Task to carry out: Leave out the pictures; transcribe all else exactly.

Supplied data:
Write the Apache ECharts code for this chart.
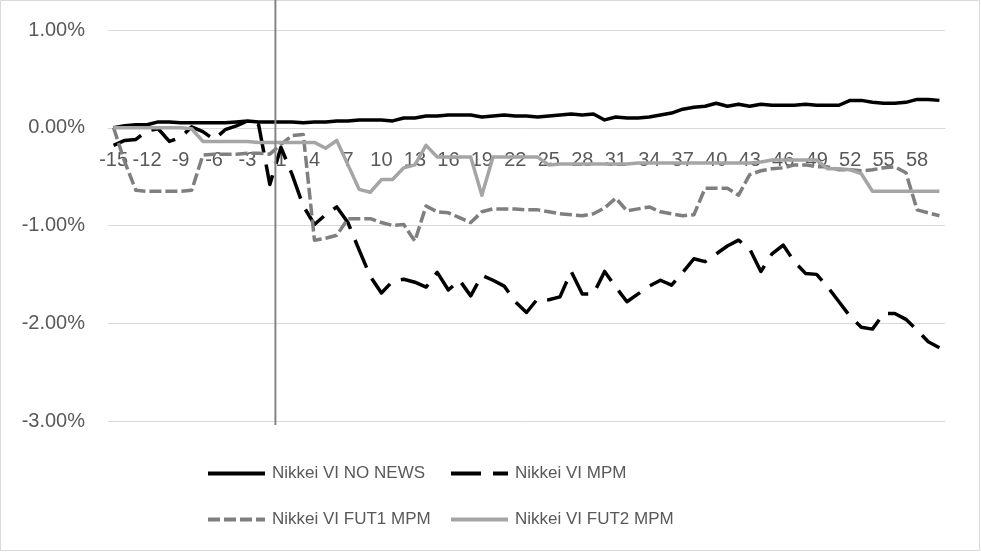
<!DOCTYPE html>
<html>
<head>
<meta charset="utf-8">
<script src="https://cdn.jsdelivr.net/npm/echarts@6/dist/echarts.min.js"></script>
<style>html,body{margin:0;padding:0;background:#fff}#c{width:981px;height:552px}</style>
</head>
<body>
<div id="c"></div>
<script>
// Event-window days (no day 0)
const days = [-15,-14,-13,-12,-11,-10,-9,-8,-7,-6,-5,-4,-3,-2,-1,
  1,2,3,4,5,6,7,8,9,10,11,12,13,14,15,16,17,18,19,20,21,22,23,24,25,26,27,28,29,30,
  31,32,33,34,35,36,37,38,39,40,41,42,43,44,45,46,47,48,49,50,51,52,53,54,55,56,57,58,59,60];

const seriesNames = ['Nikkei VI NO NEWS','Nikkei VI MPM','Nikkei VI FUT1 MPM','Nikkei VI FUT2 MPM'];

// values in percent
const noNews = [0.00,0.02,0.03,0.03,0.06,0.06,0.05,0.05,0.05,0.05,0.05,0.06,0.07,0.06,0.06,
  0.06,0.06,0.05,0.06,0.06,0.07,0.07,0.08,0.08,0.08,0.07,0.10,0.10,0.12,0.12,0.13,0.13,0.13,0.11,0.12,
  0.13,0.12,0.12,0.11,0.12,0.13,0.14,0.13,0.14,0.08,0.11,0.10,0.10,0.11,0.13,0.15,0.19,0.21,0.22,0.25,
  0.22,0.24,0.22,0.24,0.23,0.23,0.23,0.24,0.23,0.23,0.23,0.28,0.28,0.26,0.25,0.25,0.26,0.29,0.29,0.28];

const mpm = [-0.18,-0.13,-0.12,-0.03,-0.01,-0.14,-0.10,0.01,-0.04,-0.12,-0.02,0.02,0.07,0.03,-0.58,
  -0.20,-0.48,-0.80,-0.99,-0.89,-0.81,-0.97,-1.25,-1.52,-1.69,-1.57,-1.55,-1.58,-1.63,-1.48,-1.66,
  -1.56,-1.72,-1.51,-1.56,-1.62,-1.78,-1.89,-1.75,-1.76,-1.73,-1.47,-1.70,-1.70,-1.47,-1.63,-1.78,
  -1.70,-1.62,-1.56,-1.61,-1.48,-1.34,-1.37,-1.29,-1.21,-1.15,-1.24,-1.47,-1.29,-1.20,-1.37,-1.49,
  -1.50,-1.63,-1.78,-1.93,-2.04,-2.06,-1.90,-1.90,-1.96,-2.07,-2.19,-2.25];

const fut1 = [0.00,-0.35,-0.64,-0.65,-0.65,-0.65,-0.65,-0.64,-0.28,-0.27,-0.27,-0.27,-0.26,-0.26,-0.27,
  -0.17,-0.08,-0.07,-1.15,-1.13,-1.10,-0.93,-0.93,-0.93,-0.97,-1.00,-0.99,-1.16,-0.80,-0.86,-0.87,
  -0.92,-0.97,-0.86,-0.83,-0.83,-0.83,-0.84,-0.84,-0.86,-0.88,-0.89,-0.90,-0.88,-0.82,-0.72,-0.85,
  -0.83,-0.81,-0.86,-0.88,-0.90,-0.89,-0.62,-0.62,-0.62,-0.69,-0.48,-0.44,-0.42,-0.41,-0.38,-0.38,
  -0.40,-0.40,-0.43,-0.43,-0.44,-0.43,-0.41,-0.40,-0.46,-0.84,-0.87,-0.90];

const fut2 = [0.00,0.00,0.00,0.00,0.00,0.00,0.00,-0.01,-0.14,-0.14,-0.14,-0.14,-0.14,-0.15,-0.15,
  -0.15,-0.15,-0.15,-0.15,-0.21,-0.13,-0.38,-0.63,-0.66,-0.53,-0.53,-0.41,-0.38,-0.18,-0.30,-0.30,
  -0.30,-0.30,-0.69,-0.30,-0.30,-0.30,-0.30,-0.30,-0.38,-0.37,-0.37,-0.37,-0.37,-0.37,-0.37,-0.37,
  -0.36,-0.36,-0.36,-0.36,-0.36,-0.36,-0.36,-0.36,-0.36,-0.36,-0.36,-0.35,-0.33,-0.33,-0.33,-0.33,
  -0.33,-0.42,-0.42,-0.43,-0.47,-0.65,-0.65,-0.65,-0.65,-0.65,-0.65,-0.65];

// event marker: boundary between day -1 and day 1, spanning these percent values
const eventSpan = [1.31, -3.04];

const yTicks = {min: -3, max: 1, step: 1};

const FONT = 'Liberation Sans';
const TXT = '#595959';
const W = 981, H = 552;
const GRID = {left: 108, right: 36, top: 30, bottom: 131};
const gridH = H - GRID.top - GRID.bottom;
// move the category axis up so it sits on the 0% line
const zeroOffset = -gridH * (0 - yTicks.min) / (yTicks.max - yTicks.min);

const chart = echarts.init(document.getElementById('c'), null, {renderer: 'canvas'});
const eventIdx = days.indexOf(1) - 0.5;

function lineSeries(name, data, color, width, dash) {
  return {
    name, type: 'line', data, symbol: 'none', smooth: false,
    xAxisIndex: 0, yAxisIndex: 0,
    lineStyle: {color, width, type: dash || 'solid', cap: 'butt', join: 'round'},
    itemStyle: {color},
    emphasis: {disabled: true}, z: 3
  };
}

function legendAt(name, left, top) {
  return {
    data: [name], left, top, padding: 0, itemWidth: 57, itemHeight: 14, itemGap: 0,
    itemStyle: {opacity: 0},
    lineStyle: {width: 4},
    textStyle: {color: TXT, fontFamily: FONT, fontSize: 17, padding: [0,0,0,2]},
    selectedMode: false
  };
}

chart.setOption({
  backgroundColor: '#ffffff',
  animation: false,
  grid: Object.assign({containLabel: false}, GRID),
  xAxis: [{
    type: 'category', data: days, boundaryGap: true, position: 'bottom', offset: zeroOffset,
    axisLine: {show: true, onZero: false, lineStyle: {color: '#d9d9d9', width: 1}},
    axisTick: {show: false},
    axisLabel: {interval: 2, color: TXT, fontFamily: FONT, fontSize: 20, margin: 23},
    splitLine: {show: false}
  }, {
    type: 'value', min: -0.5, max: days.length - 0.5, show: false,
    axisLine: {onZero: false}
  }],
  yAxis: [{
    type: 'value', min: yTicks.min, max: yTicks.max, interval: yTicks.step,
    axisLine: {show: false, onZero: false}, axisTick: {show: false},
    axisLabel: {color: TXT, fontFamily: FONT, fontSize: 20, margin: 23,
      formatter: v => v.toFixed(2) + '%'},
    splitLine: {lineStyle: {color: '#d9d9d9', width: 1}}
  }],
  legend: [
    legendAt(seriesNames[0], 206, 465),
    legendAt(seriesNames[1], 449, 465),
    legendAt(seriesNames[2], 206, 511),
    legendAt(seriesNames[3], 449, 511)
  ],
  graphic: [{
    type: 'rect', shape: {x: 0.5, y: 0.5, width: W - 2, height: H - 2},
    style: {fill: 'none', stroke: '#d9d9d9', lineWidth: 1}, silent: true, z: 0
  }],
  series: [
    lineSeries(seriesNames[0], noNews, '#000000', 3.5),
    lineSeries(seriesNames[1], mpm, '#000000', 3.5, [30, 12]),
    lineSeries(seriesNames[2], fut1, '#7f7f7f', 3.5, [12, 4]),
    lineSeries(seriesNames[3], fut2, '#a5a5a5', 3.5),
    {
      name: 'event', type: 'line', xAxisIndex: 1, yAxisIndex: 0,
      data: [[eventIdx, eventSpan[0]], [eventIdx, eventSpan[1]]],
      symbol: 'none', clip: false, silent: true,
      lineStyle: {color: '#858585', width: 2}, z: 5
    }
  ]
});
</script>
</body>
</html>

Exercise response:
Write the Apache ECharts code for this chart.
<!DOCTYPE html>
<html>
<head>
<meta charset="utf-8">
<script src="https://cdn.jsdelivr.net/npm/echarts@6/dist/echarts.min.js"></script>
<style>html,body{margin:0;padding:0;background:#fff}#c{width:981px;height:552px}</style>
</head>
<body>
<div id="c"></div>
<script>
// Event-window days (no day 0)
const days = [-15,-14,-13,-12,-11,-10,-9,-8,-7,-6,-5,-4,-3,-2,-1,
  1,2,3,4,5,6,7,8,9,10,11,12,13,14,15,16,17,18,19,20,21,22,23,24,25,26,27,28,29,30,
  31,32,33,34,35,36,37,38,39,40,41,42,43,44,45,46,47,48,49,50,51,52,53,54,55,56,57,58,59,60];

const seriesNames = ['Nikkei VI NO NEWS','Nikkei VI MPM','Nikkei VI FUT1 MPM','Nikkei VI FUT2 MPM'];

// values in percent
const noNews = [0.00,0.02,0.03,0.03,0.06,0.06,0.05,0.05,0.05,0.05,0.05,0.06,0.07,0.06,0.06,
  0.06,0.06,0.05,0.06,0.06,0.07,0.07,0.08,0.08,0.08,0.07,0.10,0.10,0.12,0.12,0.13,0.13,0.13,0.11,0.12,
  0.13,0.12,0.12,0.11,0.12,0.13,0.14,0.13,0.14,0.08,0.11,0.10,0.10,0.11,0.13,0.15,0.19,0.21,0.22,0.25,
  0.22,0.24,0.22,0.24,0.23,0.23,0.23,0.24,0.23,0.23,0.23,0.28,0.28,0.26,0.25,0.25,0.26,0.29,0.29,0.28];

const mpm = [-0.18,-0.13,-0.12,-0.03,-0.01,-0.14,-0.10,0.01,-0.04,-0.12,-0.02,0.02,0.07,0.03,-0.58,
  -0.20,-0.48,-0.80,-0.99,-0.89,-0.81,-0.97,-1.25,-1.52,-1.69,-1.57,-1.55,-1.58,-1.63,-1.48,-1.66,
  -1.56,-1.72,-1.51,-1.56,-1.62,-1.78,-1.89,-1.75,-1.76,-1.73,-1.47,-1.70,-1.70,-1.47,-1.63,-1.78,
  -1.70,-1.62,-1.56,-1.61,-1.48,-1.34,-1.37,-1.29,-1.21,-1.15,-1.24,-1.47,-1.29,-1.20,-1.37,-1.49,
  -1.50,-1.63,-1.78,-1.93,-2.04,-2.06,-1.90,-1.90,-1.96,-2.07,-2.19,-2.25];

const fut1 = [0.00,-0.35,-0.64,-0.65,-0.65,-0.65,-0.65,-0.64,-0.28,-0.27,-0.27,-0.27,-0.26,-0.26,-0.27,
  -0.17,-0.08,-0.07,-1.15,-1.13,-1.10,-0.93,-0.93,-0.93,-0.97,-1.00,-0.99,-1.16,-0.80,-0.86,-0.87,
  -0.92,-0.97,-0.86,-0.83,-0.83,-0.83,-0.84,-0.84,-0.86,-0.88,-0.89,-0.90,-0.88,-0.82,-0.72,-0.85,
  -0.83,-0.81,-0.86,-0.88,-0.90,-0.89,-0.62,-0.62,-0.62,-0.69,-0.48,-0.44,-0.42,-0.41,-0.38,-0.38,
  -0.40,-0.40,-0.43,-0.43,-0.44,-0.43,-0.41,-0.40,-0.46,-0.84,-0.87,-0.90];

const fut2 = [0.00,0.00,0.00,0.00,0.00,0.00,0.00,-0.01,-0.14,-0.14,-0.14,-0.14,-0.14,-0.15,-0.15,
  -0.15,-0.15,-0.15,-0.15,-0.21,-0.13,-0.38,-0.63,-0.66,-0.53,-0.53,-0.41,-0.38,-0.18,-0.30,-0.30,
  -0.30,-0.30,-0.69,-0.30,-0.30,-0.30,-0.30,-0.30,-0.38,-0.37,-0.37,-0.37,-0.37,-0.37,-0.37,-0.37,
  -0.36,-0.36,-0.36,-0.36,-0.36,-0.36,-0.36,-0.36,-0.36,-0.36,-0.36,-0.35,-0.33,-0.33,-0.33,-0.33,
  -0.33,-0.42,-0.42,-0.43,-0.47,-0.65,-0.65,-0.65,-0.65,-0.65,-0.65,-0.65];

// event marker: boundary between day -1 and day 1, spanning these percent values
const eventSpan = [1.31, -3.04];

const yTicks = {min: -3, max: 1, step: 1};

const FONT = 'Liberation Sans';
const TXT = '#595959';
const W = 981, H = 552;
const GRID = {left: 108, right: 36, top: 30, bottom: 131};
const gridH = H - GRID.top - GRID.bottom;
// move the category axis up so it sits on the 0% line
const zeroOffset = -gridH * (0 - yTicks.min) / (yTicks.max - yTicks.min);

const chart = echarts.init(document.getElementById('c'), null, {renderer: 'canvas'});
const eventIdx = days.indexOf(1) - 0.5;

function lineSeries(name, data, color, width, dash) {
  return {
    name, type: 'line', data, symbol: 'none', smooth: false,
    xAxisIndex: 0, yAxisIndex: 0,
    lineStyle: {color, width, type: dash || 'solid', cap: 'butt', join: 'round'},
    itemStyle: {color},
    emphasis: {disabled: true}, z: 3
  };
}

function legendAt(name, left, top) {
  return {
    data: [name], left, top, padding: 0, itemWidth: 57, itemHeight: 14, itemGap: 0,
    itemStyle: {opacity: 0},
    lineStyle: {width: 4},
    textStyle: {color: TXT, fontFamily: FONT, fontSize: 17, padding: [0,0,0,2]},
    selectedMode: false
  };
}

chart.setOption({
  backgroundColor: '#ffffff',
  animation: false,
  grid: Object.assign({containLabel: false}, GRID),
  xAxis: [{
    type: 'category', data: days, boundaryGap: true, position: 'bottom', offset: zeroOffset,
    axisLine: {show: true, onZero: false, lineStyle: {color: '#d9d9d9', width: 1}},
    axisTick: {show: false},
    axisLabel: {interval: 2, color: TXT, fontFamily: FONT, fontSize: 20, margin: 23},
    splitLine: {show: false}
  }, {
    type: 'value', min: -0.5, max: days.length - 0.5, show: false,
    axisLine: {onZero: false}
  }],
  yAxis: [{
    type: 'value', min: yTicks.min, max: yTicks.max, interval: yTicks.step,
    axisLine: {show: false, onZero: false}, axisTick: {show: false},
    axisLabel: {color: TXT, fontFamily: FONT, fontSize: 20, margin: 23,
      formatter: v => v.toFixed(2) + '%'},
    splitLine: {lineStyle: {color: '#d9d9d9', width: 1}}
  }],
  legend: [
    legendAt(seriesNames[0], 206, 465),
    legendAt(seriesNames[1], 449, 465),
    legendAt(seriesNames[2], 206, 511),
    legendAt(seriesNames[3], 449, 511)
  ],
  graphic: [{
    type: 'rect', shape: {x: 0.5, y: 0.5, width: W - 2, height: H - 2},
    style: {fill: 'none', stroke: '#d9d9d9', lineWidth: 1}, silent: true, z: 0
  }],
  series: [
    lineSeries(seriesNames[0], noNews, '#000000', 3.5),
    lineSeries(seriesNames[1], mpm, '#000000', 3.5, [30, 12]),
    lineSeries(seriesNames[2], fut1, '#7f7f7f', 3.5, [12, 4]),
    lineSeries(seriesNames[3], fut2, '#a5a5a5', 3.5),
    {
      name: 'event', type: 'line', xAxisIndex: 1, yAxisIndex: 0,
      data: [[eventIdx, eventSpan[0]], [eventIdx, eventSpan[1]]],
      symbol: 'none', clip: false, silent: true,
      lineStyle: {color: '#858585', width: 2}, z: 5
    }
  ]
});
</script>
</body>
</html>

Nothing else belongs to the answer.